A che ti serve una strada
Se in fondo non trovi una chiesa?

What use is a road to you
If at the end of it you don't find a church?

These unprepossessing metal-framed doors might lead into any small office building or any store in a strip mall; and if in fact they fronted onto a sidewalk just fifty yards from here, I don't think I'd ever have paid them the slightest attention. But in train stations there's often no shortage of time on our hands, and the inscription over the door is hardly what we expect to see in such a place; open doors and curiosity do the rest — it's to see things after all that we travel — and here I was rewarded:


[image ALT: A narrow rectangular room, about the size of a large living-room, with rows of wooden benches and a center aisle; at the end farthest from the camera, an altar in front of a frescoed wall. It is a view of the railworkers' chapel in the train station in Terni, Umbria (central Italy).]

The room behind the glass doors turned out to be a chapel; clearly one meant not so much for passengers as for railworkers, and almost certainly designed, at least in part, by railroad personnel. From the old rail coach seats that serve as pews to the signal lamp appropriately used as a vigil light, to an assortment of cogs and wheels and other items that have me completely mystified — I'm not a railroad buff — the chapel in Terni station continues the very ancient tradition of churches built by guilds and showcasing the tools of their profession; for a quiet example from the 13c or so, less than 40 km from here, see the church of S. Martino in Manciano.
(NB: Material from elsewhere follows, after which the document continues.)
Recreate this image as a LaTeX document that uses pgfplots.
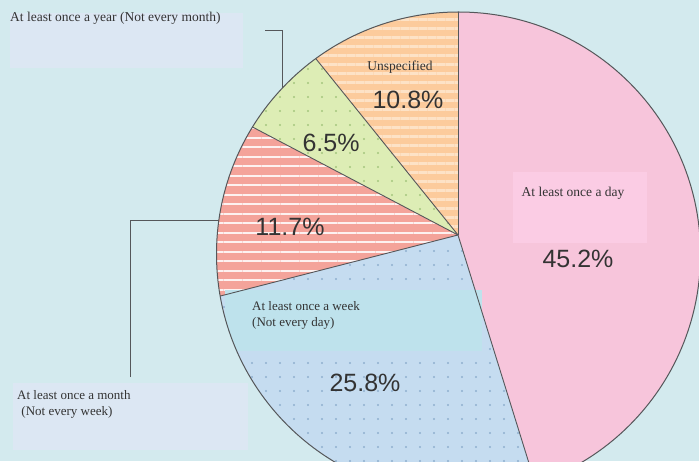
\documentclass[border=0pt]{standalone}
\usepackage{pgfplots}
\usepackage{pgfplotstable}
\pgfplotsset{compat=1.18}
\usetikzlibrary{patterns.meta}
\usepackage{fontspec}
\setmainfont{Liberation Serif}
\newfontfamily\pctfont{Liberation Sans}
\definecolor{bg}{HTML}{D3EAEE}
\definecolor{boxc}{HTML}{DCE7F3}
\definecolor{cday}{HTML}{F7C5DB}
\definecolor{cdaybox}{HTML}{FBCCE4}
\definecolor{cweek}{HTML}{C5DCF0}
\definecolor{cweekbox}{HTML}{BEE2EC}
\definecolor{cweekdot}{HTML}{8FAFCF}
\definecolor{cmonth}{HTML}{F4A39A}
\definecolor{cyear}{HTML}{DDEDB5}
\definecolor{cyeardot}{HTML}{A5C67E}
\definecolor{cuns}{HTML}{FCCB9C}
\definecolor{cunsline}{HTML}{FDE2C6}
\definecolor{edge}{HTML}{55575A}
\definecolor{txt}{HTML}{333333}

\pgfplotstableread{
label pct
day 45.2
week 25.8
month 11.7
year 6.5
unspecified 10.8
}\piedata

\tikzset{pct/.style={txt, font=\pctfont\fontsize{25}{28}\selectfont, inner sep=0pt}}

\begin{document}%
\begin{tikzpicture}
\pgfplotstablegetelem{0}{pct}\of\piedata\let\pA\pgfplotsretval
\pgfplotstablegetelem{1}{pct}\of\piedata\let\pB\pgfplotsretval
\pgfplotstablegetelem{2}{pct}\of\piedata\let\pC\pgfplotsretval
\pgfplotstablegetelem{3}{pct}\of\piedata\let\pD\pgfplotsretval
\pgfplotstablegetelem{4}{pct}\of\piedata\let\pE\pgfplotsretval
\pgfmathsetmacro\aA{90}
\pgfmathsetmacro\aB{\aA-3.6*\pA}
\pgfmathsetmacro\aC{\aB-3.6*\pB}
\pgfmathsetmacro\aD{\aC-3.6*\pC}
\pgfmathsetmacro\aE{\aD-3.6*\pD}
\pgfmathsetmacro\aF{\aE-3.6*\pE}
\begin{axis}[
  width=699pt, height=461pt, scale only axis,
  xmin=0, xmax=699, ymin=0, ymax=461,
  hide axis, clip=true,
]
\fill[bg] (axis cs:0,0) rectangle (axis cs:699,461);
% label boxes
\fill[boxc] (axis cs:10,393) rectangle (axis cs:243,448);
\fill[boxc] (axis cs:13,11) rectangle (axis cs:248,78);
% leader lines
\draw[edge, line width=0.8pt] (axis cs:265,431) -- (axis cs:282,431) -- (axis cs:282,361);
\draw[edge, line width=0.8pt] (axis cs:130,84) -- (axis cs:130,241) -- (axis cs:227,241);
% pie
\begin{scope}
\clip (axis cs:458.5,207) circle[radius=242pt];
\fill[cday] (axis cs:458,226) -- ++(\aA:420pt) arc[start angle=\aA, end angle=\aB, radius=420pt] -- cycle;
\fill[cweek] (axis cs:458,226) -- ++(\aB:420pt) arc[start angle=\aB, end angle=\aC, radius=420pt] -- cycle;
\fill[pattern={Dots[distance=14pt, radius=1.1pt]}, pattern color=cweekdot] (axis cs:458,226) -- ++(\aB:420pt) arc[start angle=\aB, end angle=\aC, radius=420pt] -- cycle;
\fill[cmonth] (axis cs:458,226) -- ++(\aC:420pt) arc[start angle=\aC, end angle=\aD, radius=420pt] -- cycle;
\fill[pattern={Lines[angle=0, distance=9.5pt, line width=2pt]}, pattern color=white!85!cmonth] (axis cs:458,226) -- ++(\aC:420pt) arc[start angle=\aC, end angle=\aD, radius=420pt] -- cycle;
\fill[cyear] (axis cs:458,226) -- ++(\aD:420pt) arc[start angle=\aD, end angle=\aE, radius=420pt] -- cycle;
\fill[pattern={Dots[distance=14pt, radius=1.1pt]}, pattern color=cyeardot] (axis cs:458,226) -- ++(\aD:420pt) arc[start angle=\aD, end angle=\aE, radius=420pt] -- cycle;
\fill[cuns] (axis cs:458,226) -- ++(\aE:420pt) arc[start angle=\aE, end angle=\aF, radius=420pt] -- cycle;
\fill[pattern={Lines[angle=0, distance=9pt, line width=3pt]}, pattern color=cunsline] (axis cs:458,226) -- ++(\aE:420pt) arc[start angle=\aE, end angle=\aF, radius=420pt] -- cycle;
% highlight boxes
\fill[cdaybox] (axis cs:513,218) rectangle (axis cs:647,289);
\fill[cweekbox] (axis cs:225,110) rectangle (axis cs:482,171);
% slice borders
\draw[edge, line width=0.9pt] (axis cs:458,226) -- ++(\aA:420pt);
\draw[edge, line width=0.9pt] (axis cs:458,226) -- ++(\aB:420pt);
\draw[edge, line width=0.9pt] (axis cs:458,226) -- ++(\aC:420pt);
\draw[edge, line width=0.9pt] (axis cs:458,226) -- ++(\aD:420pt);
\draw[edge, line width=0.9pt] (axis cs:458,226) -- ++(\aE:420pt);
\end{scope}
\draw[edge, line width=1pt] (axis cs:458.5,207) circle[radius=242pt];
% texts
\node[anchor=west, txt, font=\fontsize{13.5}{15}\selectfont, inner sep=0pt] at (axis cs:10,443) {At least once a year (Not every month)};
\node[txt, font=\fontsize{13.5}{15}\selectfont, inner sep=0pt] at (axis cs:400,394) {Unspecified};
\node[pct] at (axis cs:408,361) {10.8\%};
\node[pct] at (axis cs:331,318) {6.5\%};
\node[pct] at (axis cs:290,234) {11.7\%};
\node[txt, font=\fontsize{13.5}{15}\selectfont, inner sep=0pt] at (axis cs:573,268) {At least once a day};
\node[pct] at (axis cs:578,202) {45.2\%};
\node[anchor=west, txt, font=\fontsize{13}{15}\selectfont, inner sep=0pt] at (axis cs:252,155) {At least once a week};
\node[anchor=west, txt, font=\fontsize{13}{15}\selectfont, inner sep=0pt] at (axis cs:252,138) {(Not every day)};
\node[pct] at (axis cs:365,78) {25.8\%};
\node[anchor=west, txt, font=\fontsize{13}{15}\selectfont, inner sep=0pt] at (axis cs:17,66) {At least once a month};
\node[anchor=west, txt, font=\fontsize{13}{15}\selectfont, inner sep=0pt] at (axis cs:18,49) {\ (Not every week)};
\end{axis}
\pgfresetboundingbox
\path (current axis.south west) rectangle (current axis.north east);
\end{tikzpicture}%
\end{document}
Even more to the point, rail work is frequently stressful, sometimes dangerous, and trains serve the public even on Sundays and the church's feast days: although I don't know it for a fact, I strongly suspect that this is a working church, with Mass regularly said here for the faithful, who happen in this case to be workers finding themselves far from home, maybe putting in many hours of overtime or with only a short break on the job.


[image ALT: A patch of wall with a small painting of the Virgin Mary; in front of it, to the viewer's right, a signal lamp in which the light shines thru the Christian monogram IHS. It is a detail in the railworkers' chapel in the train station in Terni, Umbria (central Italy).]
		
[image ALT: A metal bowl, about 60 cm wide, made for some industrial purpose and exhibiting a number of lugs and bolts and rings attached to it, standing on a metal bar about one meter long. It is the holy water stoup in the railworkers' chapel in the train station in Terni, Umbria (central Italy).]

Vigil light and holy water stoup.

If you know precisely what pieces of railroad equipment we're looking at here, I'd be glad to hear from you, of course.


[image ALT: A surrealist painting of a rough wooden cross standing in a meadow, bounded on the viewer's right by a forested cliff from which a large waterfall cascades into a river that then flows toward us; before the river reaches us, it is intercepted by a sort of terrace with a balustrade in which the supporting columns gradually metamorphose from standard turned forms on the right to seahorses on the left. A few additional curious and indeterminate small objects litter the scene. It is a painting in the railworkers' chapel in the train station in Terni, Umbria (central Italy).]
		
[image ALT: A metal wheel, about 80 cm in diameter, made for some industrial purpose and with eight wooden spokes, standing on edge on an unobtrusive base; the top of the wheel supports a sort of fan of fifteen electric candles. It is a votive light rack in the railworkers' chapel in the train station in Terni, Umbria (central Italy).]

The surrealist fresco behind the altar places it firmly in the 20c and can't help reminding us of De Chirico, but I don't know who painted it. If, as seems likely, a local artist, the waterfall is probably meant to be the falls at Marmore, 6 km SE of Terni, that supply the area's electricity and were the first engine of the town's steel foundries and her industrial development.

Wonder­fully, the slip of paper tacked to the wheel under the electric votive candles is in perfect character: it merely tells us to keep the on button pressed until the light comes on — but it starts with "AVVISO": the preamble to just about every official notice posted in train stations thruout Italy.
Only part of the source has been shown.